The FCRA also provides that furnishers of consumer information to CRAs have a duty to correct and update consumer information that the furnisher knows to be inaccurate. The act further requires that furnishers of consumer information to a CRA provide notice to the CRA if any of the reported information is disputed.

Notice must also be provided of any voluntary closure of an account by the consumer occurs, and on delinquent accounts, the month and year of the commencement of the delinquency must be specified.

For attorneys representing creditors, the provisions outlined above can serve as a guideline for what action one should take when notified of a debt dispute. Although these attorneys do not report information directly to the consumer reporting agencies, they are commonly the first persons contacted by the consumers when the consumers wish to dispute the existence of a debt, a payment history, or the amount owed.

Attorneys are even more likely to be contacted in situations where a furnisher of consumer information to collect a debt, foreclose on the consumer's property or otherwise protect the client's interest in a property or debt has retained the attorney.

Appropriate steps

Upon proper notification of a debt dispute by a consumer, the attorney should look to Section 1681(s-2)(a) to ensure that his actions – from the initial to receipt of the notification of the debt dispute through the ultimate determination of the validity of the dispute – do not expose his client to potential FCRA liability.

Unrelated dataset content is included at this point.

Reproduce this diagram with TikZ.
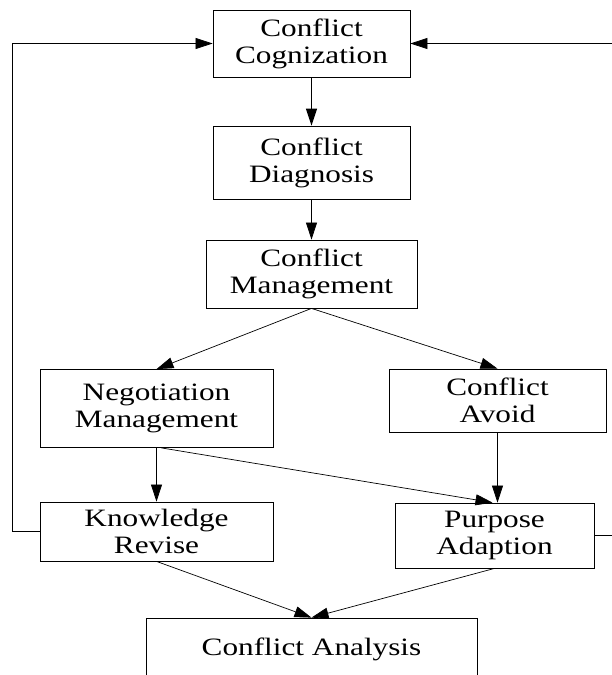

As counsel to the consumer report furnisher, the attorney must advise his client of the dispute in a timely manner in order to avoid the client's reporting disputed information to a CRA or the client's failure to adhere to Section 1681(s-2)(a) timeframes.

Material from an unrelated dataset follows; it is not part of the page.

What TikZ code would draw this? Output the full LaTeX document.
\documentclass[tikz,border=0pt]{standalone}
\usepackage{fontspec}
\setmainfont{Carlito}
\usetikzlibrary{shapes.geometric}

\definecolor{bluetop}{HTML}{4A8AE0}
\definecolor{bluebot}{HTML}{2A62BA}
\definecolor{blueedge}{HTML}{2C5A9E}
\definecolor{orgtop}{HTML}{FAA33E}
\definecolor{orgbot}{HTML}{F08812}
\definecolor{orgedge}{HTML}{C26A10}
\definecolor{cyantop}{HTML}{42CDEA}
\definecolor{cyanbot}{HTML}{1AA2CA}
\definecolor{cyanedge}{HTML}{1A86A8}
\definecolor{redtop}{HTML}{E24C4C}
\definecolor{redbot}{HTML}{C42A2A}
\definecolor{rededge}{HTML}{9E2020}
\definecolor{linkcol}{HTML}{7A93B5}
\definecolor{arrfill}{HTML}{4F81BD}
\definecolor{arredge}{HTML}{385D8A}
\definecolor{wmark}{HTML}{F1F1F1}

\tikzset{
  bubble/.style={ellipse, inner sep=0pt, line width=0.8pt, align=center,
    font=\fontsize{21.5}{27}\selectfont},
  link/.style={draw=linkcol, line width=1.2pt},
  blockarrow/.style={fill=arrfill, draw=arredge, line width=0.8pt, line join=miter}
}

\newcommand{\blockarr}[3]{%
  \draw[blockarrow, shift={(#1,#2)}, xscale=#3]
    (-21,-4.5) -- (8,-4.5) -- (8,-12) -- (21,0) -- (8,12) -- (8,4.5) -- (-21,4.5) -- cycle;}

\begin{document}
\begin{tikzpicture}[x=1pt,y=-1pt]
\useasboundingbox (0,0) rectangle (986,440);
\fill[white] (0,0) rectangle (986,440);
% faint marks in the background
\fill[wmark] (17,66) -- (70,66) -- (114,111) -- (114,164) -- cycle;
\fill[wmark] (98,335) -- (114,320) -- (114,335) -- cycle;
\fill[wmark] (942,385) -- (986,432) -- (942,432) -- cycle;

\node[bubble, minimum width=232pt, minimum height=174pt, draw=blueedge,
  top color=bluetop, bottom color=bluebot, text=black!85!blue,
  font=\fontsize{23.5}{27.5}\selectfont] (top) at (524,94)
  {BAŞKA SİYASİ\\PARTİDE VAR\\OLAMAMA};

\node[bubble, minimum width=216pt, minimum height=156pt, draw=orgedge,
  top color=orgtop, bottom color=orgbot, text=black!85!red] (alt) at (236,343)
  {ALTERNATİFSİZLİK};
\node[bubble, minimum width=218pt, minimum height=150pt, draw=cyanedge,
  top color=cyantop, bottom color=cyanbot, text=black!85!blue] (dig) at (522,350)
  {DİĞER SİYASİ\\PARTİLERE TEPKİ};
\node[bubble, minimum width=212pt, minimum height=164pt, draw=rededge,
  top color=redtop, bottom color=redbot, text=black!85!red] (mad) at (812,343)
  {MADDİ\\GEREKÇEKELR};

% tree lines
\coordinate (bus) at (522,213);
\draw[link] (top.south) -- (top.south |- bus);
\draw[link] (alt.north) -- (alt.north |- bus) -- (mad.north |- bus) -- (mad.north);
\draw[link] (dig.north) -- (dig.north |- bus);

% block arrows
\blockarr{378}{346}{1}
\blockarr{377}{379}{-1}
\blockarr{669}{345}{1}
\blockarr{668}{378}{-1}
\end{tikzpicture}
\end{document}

Further, it is not uncommon for the attorney's representational duties to include being responsible for investigating and advising on the validity of the disputes. The attorney's ultimate opinion on the validity of the dispute, therefore, may be the most persuasive factor in the consumer report furnisher's final determination.

This decision will result in reporting the information to a consumer reporting agency as disputed, investigating the disputed information further or declaring the dispute invalid.

Attorneys who represent their clients in this capacity must investigate any dispute with all available diligence. Once a final determination is made on the validity of the debt dispute, the attorney is often not in a position to ensure that his client provides the appropriate notices required by the act.

However, the thorough analysis of the debt dispute and the subsequent communication of said analysis to the client is critical to the lender's determination of what notices are required.

Although most attorneys who represent creditors do not have control over what their clients ultimately report to consumer reporting agencies, they are the first line of defense against their clients reporting of inaccurate or disputed information to a CRA. Therefore, an attorney's in-depth understanding of what is required of his client by the FCRA is vital for effective representation.